"We have a very robust community of folks who like to bow hunt, and it's growing all the time," Vermont Fish & Wildlife Commissioner Patrick Berry.
About 20,000 people bought archery licenses for Vermont last year, spending about $440,000. And when you're out in the woods, it all starts with straight shooting.
"It's just like throwing a baseball. You look at that hole in that deer -- throw the arrow into it, says Rick Sanborn.
But Rick Sanborn from R & L Archery in Barre will also tell you, like throwing the baseball, it takes practice.
"You need the muscles to do it, you need the coordination, you need the skill," he says.

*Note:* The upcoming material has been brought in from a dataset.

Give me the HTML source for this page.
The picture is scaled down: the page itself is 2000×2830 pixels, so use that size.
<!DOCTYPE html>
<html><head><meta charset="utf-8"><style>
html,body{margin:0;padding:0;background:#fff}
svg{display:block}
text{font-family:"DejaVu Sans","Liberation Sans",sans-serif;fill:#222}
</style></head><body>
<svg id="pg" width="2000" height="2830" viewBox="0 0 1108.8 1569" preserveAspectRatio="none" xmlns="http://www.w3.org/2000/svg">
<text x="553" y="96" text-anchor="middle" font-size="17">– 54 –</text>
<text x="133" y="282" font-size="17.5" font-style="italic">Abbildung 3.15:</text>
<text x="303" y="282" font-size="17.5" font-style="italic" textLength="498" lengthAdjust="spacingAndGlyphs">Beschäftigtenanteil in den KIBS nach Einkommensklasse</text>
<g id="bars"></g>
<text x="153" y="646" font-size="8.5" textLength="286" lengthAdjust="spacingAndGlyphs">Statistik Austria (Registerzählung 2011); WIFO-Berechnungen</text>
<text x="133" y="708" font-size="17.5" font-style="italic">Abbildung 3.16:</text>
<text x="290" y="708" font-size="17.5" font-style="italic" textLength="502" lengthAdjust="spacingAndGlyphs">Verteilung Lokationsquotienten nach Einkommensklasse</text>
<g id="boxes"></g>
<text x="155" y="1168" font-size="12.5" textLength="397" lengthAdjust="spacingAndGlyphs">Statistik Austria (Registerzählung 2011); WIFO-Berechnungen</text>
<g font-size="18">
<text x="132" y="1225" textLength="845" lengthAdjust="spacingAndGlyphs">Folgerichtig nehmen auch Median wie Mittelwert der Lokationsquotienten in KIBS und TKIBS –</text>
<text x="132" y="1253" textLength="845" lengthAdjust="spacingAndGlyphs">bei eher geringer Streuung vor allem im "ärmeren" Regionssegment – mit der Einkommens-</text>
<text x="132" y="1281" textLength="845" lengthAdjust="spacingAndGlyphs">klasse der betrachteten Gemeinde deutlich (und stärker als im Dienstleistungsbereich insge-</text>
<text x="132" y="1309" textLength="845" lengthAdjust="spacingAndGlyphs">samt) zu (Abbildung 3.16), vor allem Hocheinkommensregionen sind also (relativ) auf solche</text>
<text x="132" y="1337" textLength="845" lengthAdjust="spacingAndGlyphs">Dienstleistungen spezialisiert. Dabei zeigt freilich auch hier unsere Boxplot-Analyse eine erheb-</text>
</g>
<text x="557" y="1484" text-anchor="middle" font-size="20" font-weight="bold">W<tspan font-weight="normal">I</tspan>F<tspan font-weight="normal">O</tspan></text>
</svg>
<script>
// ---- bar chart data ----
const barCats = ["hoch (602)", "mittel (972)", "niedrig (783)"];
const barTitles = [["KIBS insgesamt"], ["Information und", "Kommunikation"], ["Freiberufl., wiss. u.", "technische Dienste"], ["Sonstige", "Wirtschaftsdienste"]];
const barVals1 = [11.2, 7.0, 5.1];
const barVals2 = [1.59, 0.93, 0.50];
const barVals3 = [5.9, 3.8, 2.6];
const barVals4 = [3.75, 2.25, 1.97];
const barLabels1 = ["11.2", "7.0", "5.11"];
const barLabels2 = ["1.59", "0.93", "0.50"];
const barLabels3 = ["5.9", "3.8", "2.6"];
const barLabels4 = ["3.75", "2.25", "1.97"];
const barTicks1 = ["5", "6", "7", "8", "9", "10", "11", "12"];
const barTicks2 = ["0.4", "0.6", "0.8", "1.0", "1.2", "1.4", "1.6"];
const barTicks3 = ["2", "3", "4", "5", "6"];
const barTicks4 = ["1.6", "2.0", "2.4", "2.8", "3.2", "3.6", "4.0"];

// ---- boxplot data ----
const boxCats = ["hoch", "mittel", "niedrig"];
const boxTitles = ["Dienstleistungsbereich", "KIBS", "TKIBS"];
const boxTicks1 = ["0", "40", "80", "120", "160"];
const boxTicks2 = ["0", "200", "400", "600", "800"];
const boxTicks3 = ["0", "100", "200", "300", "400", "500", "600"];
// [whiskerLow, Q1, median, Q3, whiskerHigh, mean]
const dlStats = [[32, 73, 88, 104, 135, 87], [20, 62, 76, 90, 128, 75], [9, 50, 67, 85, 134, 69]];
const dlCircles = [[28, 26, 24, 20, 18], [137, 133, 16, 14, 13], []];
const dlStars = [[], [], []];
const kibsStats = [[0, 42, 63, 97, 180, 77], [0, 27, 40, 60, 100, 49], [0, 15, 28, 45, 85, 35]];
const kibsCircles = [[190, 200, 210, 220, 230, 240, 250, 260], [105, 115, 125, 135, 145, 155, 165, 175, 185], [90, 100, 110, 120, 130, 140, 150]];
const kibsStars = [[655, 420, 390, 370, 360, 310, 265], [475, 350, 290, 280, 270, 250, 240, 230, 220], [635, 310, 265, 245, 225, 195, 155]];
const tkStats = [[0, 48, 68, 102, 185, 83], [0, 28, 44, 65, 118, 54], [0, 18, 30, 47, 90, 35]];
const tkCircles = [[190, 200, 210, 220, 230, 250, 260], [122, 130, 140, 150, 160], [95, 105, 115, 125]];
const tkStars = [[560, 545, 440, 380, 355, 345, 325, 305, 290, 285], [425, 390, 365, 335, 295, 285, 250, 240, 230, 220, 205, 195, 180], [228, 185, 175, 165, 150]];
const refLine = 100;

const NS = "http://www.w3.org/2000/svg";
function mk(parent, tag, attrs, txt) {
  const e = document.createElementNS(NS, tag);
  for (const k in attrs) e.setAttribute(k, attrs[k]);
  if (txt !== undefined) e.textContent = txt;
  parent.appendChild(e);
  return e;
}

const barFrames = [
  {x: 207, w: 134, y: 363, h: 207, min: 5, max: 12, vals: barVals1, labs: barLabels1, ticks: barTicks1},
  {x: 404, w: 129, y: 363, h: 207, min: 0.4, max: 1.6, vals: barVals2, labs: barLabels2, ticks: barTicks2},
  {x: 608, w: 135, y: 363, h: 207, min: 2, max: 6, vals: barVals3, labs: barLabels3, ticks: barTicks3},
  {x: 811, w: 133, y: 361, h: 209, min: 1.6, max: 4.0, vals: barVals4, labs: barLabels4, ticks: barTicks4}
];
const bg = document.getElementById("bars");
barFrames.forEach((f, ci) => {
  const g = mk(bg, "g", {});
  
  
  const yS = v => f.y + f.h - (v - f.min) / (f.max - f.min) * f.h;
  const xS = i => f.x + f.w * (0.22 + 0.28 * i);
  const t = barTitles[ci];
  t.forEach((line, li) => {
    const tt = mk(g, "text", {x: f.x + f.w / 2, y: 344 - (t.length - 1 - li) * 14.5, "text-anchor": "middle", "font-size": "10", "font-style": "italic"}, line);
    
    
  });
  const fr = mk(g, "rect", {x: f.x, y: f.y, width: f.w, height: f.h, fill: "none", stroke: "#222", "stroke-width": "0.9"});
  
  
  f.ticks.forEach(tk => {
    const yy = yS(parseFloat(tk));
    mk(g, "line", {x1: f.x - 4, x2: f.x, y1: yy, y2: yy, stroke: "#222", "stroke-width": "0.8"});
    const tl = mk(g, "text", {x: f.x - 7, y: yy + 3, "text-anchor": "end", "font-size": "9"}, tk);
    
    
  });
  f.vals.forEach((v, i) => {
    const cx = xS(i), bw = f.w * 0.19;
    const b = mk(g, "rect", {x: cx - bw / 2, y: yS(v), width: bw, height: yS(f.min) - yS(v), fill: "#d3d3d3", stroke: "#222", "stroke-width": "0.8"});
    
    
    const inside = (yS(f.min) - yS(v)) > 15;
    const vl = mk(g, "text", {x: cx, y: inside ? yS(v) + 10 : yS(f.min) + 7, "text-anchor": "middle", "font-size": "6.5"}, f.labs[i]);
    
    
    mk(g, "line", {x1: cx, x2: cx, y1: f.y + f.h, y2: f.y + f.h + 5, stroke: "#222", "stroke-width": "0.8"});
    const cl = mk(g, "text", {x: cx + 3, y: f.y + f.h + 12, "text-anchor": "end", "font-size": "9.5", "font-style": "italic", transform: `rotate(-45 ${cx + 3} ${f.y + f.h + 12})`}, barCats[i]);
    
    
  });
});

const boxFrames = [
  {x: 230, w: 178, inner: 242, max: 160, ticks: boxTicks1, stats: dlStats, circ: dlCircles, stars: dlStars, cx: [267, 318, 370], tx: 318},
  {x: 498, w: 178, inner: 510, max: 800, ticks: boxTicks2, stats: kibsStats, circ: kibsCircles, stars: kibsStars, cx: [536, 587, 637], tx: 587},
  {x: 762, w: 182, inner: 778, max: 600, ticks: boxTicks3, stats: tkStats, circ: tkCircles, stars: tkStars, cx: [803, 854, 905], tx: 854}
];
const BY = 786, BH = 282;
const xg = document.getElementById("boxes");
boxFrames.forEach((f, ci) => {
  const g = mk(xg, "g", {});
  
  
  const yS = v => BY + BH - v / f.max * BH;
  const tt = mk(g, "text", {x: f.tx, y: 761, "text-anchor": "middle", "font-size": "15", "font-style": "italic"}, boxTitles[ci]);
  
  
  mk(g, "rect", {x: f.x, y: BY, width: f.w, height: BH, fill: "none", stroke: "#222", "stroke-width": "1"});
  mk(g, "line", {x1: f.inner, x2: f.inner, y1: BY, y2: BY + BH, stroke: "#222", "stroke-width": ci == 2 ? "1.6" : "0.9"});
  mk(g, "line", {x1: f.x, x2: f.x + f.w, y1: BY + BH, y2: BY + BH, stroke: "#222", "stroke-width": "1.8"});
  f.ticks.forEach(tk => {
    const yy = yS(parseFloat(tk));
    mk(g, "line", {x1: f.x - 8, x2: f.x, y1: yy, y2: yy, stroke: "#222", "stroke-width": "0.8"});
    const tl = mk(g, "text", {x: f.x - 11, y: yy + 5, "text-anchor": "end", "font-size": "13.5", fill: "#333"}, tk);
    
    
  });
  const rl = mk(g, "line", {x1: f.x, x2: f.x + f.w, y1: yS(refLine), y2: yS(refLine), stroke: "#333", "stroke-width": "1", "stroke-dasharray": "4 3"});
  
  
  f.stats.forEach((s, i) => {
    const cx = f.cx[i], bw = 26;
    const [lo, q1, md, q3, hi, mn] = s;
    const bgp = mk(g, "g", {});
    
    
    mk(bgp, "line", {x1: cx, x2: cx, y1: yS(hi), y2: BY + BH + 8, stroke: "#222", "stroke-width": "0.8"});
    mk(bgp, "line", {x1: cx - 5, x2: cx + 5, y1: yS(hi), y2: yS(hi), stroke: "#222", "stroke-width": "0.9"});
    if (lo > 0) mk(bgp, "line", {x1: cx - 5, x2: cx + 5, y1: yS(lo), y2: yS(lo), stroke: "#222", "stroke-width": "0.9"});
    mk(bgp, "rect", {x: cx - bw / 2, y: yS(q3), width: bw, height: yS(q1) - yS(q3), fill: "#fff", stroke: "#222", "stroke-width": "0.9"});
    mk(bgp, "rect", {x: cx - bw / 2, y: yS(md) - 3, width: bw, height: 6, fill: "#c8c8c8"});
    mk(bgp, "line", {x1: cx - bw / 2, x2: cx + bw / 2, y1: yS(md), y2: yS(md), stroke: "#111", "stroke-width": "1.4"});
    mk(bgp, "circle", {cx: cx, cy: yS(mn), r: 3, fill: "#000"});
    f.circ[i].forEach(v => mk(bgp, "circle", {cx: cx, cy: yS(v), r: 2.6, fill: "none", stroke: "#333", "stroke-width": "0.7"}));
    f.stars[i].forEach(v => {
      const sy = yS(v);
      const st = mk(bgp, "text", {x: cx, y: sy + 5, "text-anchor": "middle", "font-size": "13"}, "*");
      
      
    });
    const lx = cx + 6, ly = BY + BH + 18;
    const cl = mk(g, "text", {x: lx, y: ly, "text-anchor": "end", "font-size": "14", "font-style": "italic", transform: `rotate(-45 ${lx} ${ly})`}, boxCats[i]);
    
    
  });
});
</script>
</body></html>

Sanborn says archery requires muscles most of us don't ever use, and it can take a couple hours to fit a compound bow to a person.
And the first time you shoot an arrow -- it can be a bit startling.
Our photographer Darin even got to try a recurve bow -- still used by some hunters, though it requires a lot more hand-eye coordination.
This year, the deer herd appears healthy, and Sanborn says there's about a 40/60 split bucks and does, which is standard -- and people have brought in sizeable deer.
"There's a 5-point 147-lb. buck," he says.
But there is a lot of food out there this season, which means the animals won't travel as much, making it more challenging for hunters.
"I think people are going to have to move around a lot more," Berry says. "They're actually going to have to get out in the woods, they're going to have to find where those food sources are, they may have to deviate a little bit from what they've done historically."
And they may get even more time to shoot in the future, as the Fish & Wildlife department looks at possibly extending the season.